The process of tracking free agent contracts to offseason predictions has reached its mid-point. Twenty-five of the top 50 free agents — including 10 of the top 20 — have signed (with two more retiring). As such, we now have enough data to reach some conclusions.
As of post time, the average free agent has received $180,000 more in AAV but $1.92 million less in total dollars than crowdsourced predictions. The top 20 free agents did a little better and worse, receiving $1.3 million extra in AAV but almost $3 million less in total dollars. In other words, free agents are getting more money per year for fewer years.
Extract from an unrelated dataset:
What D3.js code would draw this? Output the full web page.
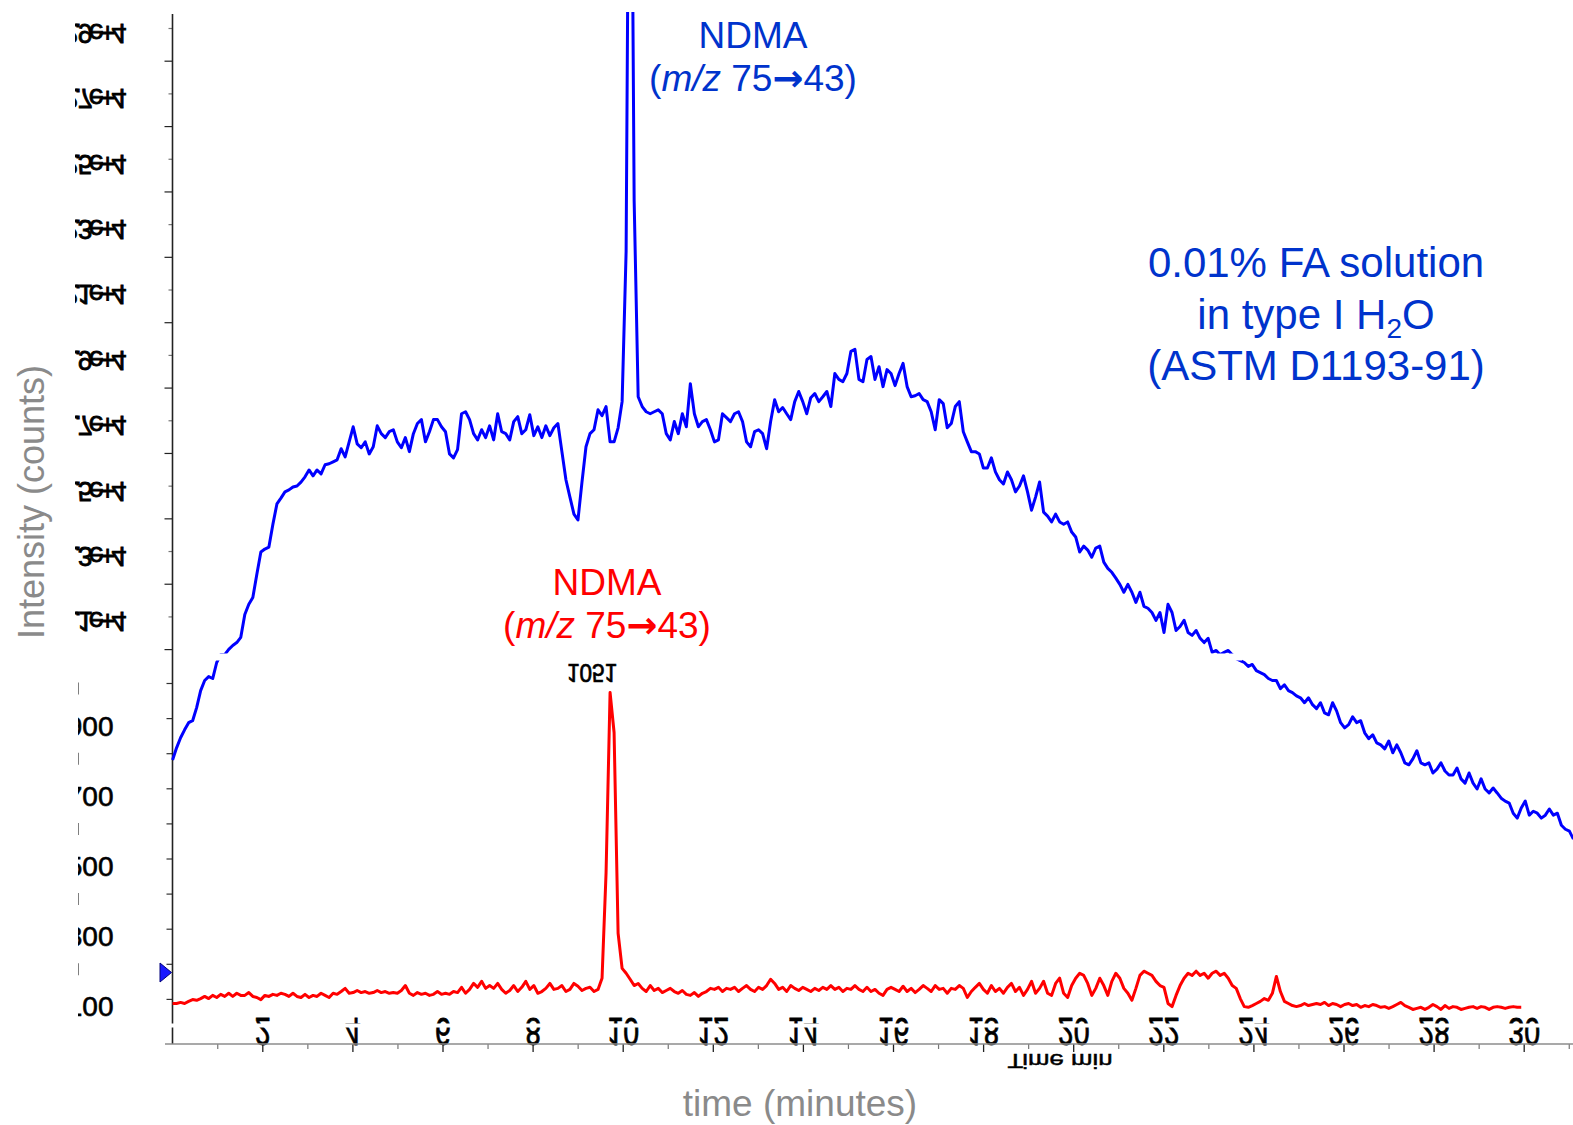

The overall picture superficially mirrors that of the 2016 free agent market (i.e. the offseason preceding 2016). That year also featured positive Δ AAV but negative Δ $Total. Yet 2016 featured far more long-term deals. Twelve of the top 20 free agents of 2016 signed deals of four years or more, while only three out of 10 contracts signed by this year’s top 20 have similar length.
The apparent similarity between datasets is likely because crowdsourcing has factored in the new normal of shorter contracts. If FanGraphs had projected the 2019 free agent class three years earlier, I expect the total dollar predictions would have been much higher, making the free agent market look that much worse. For example, the still-unsigned Dallas Keuchel, a former Cy-Young winner, is predicted to earn $19.4 million AAV and $81 million total. The rather inferior (at the time) Jordan Zimmerman had a $21M/$126M prediction in 2016.
On the other hand, the $1.3 million extra in AAV is far higher than any year I previously examined, suggesting that either projections overcompensated on lowering salary expectations or that teams are willing to overpay in exchange for the lower risk of shorter contracts.
Bryce Harper and Manny Machado remain unsigned and the huge expected values of their contracts will inevitably significantly affect the final results. So I will reserve final judgment for the moment.